Mr Attal attacked the Le Pen party’s policy U-turns, notably its decision to drop previous calls for a French withdrawal from the EU.
“The method of the RN is to say ‘we are against everything’ and then in five or 10 years time when you realise you are wrong you say you have changed your mind. You were for Frexit – and now you supposedly want to stay in Europe!” he said.
“The question one has to be asked is when were you lying? Was it then or now?”
“That’s a caricature,” Mr Bardella hit back.
On Russia, Mr Bardella accused President Macron of “pouring fuel into the fire” by refusing to rule out sending troops to Ukraine and “using the war to run his election campaign”, while Mr Attal alleged that at one time the RN had an “alliance of mutual interest with Moscow”.
‘Principles and generalities’
“Why didn’t you vote for the resolution supporting Alexei Navalny, who was rotting in Russian jails and is now dead?” asked the prime minister. “Even if you’ve repaid your debt, you have a moral contract with [Vladimir Putin],” he said, referring to the €9.4 million (£8 million) loan taken out by the RN in 2014 with a bank close to the Kremlin.
On immigration, Mr Bardella suggested that the EU’s Schengen free travel space only be open to European travellers, an idea immediately rubbished by Mr Attal who asked how he intended to police this.
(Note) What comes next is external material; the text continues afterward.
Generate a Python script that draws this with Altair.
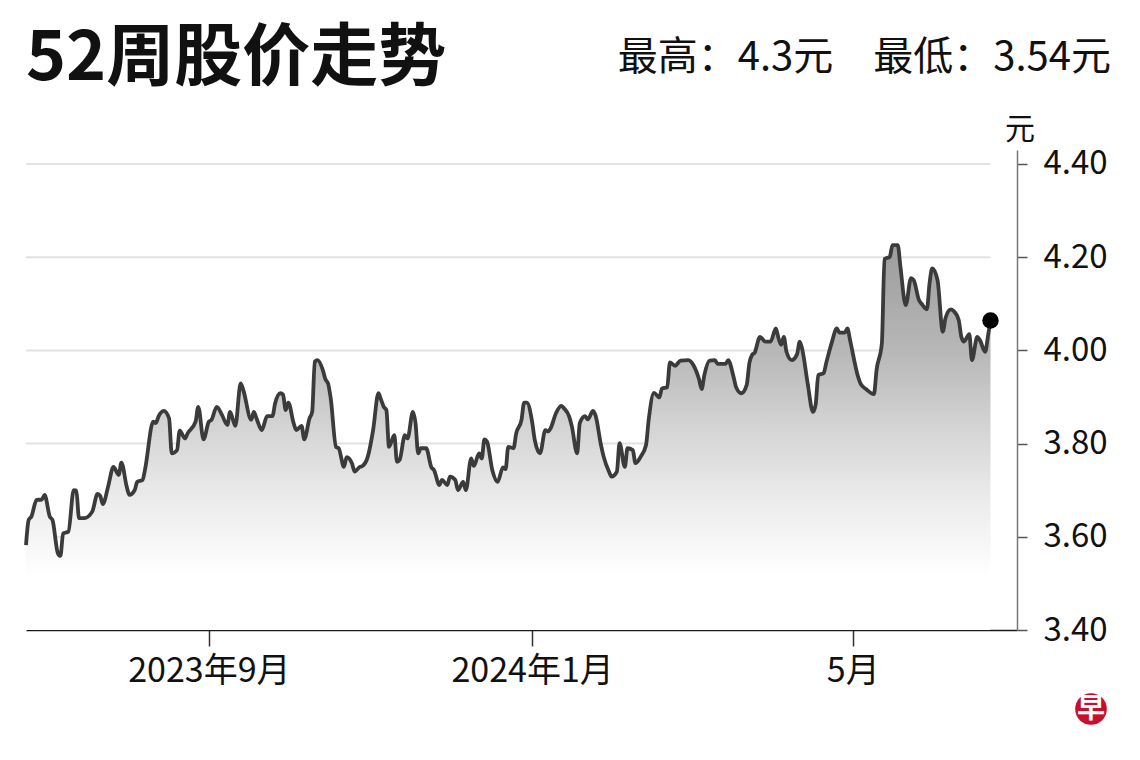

Mr Bardella replied that it would be by “stepping up random checks”. “In the space of a few seconds, we’ve gone from a dual border where everyone is going to be checked to ‘we’re increasing random checks a bit’”, Mr Attal then hit back.
Attacking one of the RN’s key measures, namely “national priority in the single market on public procurement,” Mr Attal said it was a recipe for disaster given that “80 per cent of our SMEs export to a European country”.
Most media and analysts saw Mr Attal as the winner.
“(Bardella) clearly had difficulty responding to arguments on figures other than with principles and generalities”, Brice Teinturier, deputy chairman of Ipsos, told AFP.
“There was no knockout blow from Attal, but Bardella showed a lack of mastery of the issues”, said Ifop director Frédéric Dabi.
Mr Bardella’s shortcomings were reminiscent of “the Le Pen-Macron debates”, widely seen as sealing Ms Le Pen’s electoral defeat, said Mr Teinturier. “It could act like a slow poison, in the medium term, reactivating doubts about whether the RN is up to scratch,” said Mr Dabi.
‘Traditionally debates rarely move votes’
Bardella supporters expressed disappointment. “It shows that when he’s challenged and has to go beyond his ready-made formulas, things get tough,” one told l’Express.
However, a poll released on Friday in Le Figaro suggested that the French viewed the pair as evenly matched, with Mr Bardella even a whisker ahead on 51 per cent.
With two weeks to go, it remains far from certain the debate will dent Mr Bardella’s lead.
An Ifop poll also in Le Figaro put the RN on 33 per cent, compared with 16 per cent for the Macron camp, just ahead of the Socialists on 14.5 per cent.
“Traditionally debates rarely move votes”, especially as “for many voters, the ease and good punchlines displayed by Jordan Bardella are enough to give him credibility”, said Mr Teinturier.
But Mr Attal’s performance may do enough to keep the Macron camp in second place ahead of Mr Glucksmann.
As Le Figaro’s Guillaume Tabard put it: “While for Emmanuel Macron’s friends, the ideological enemy is always Jordan Bardella, the political adversary is Raphaël Glucksmann.”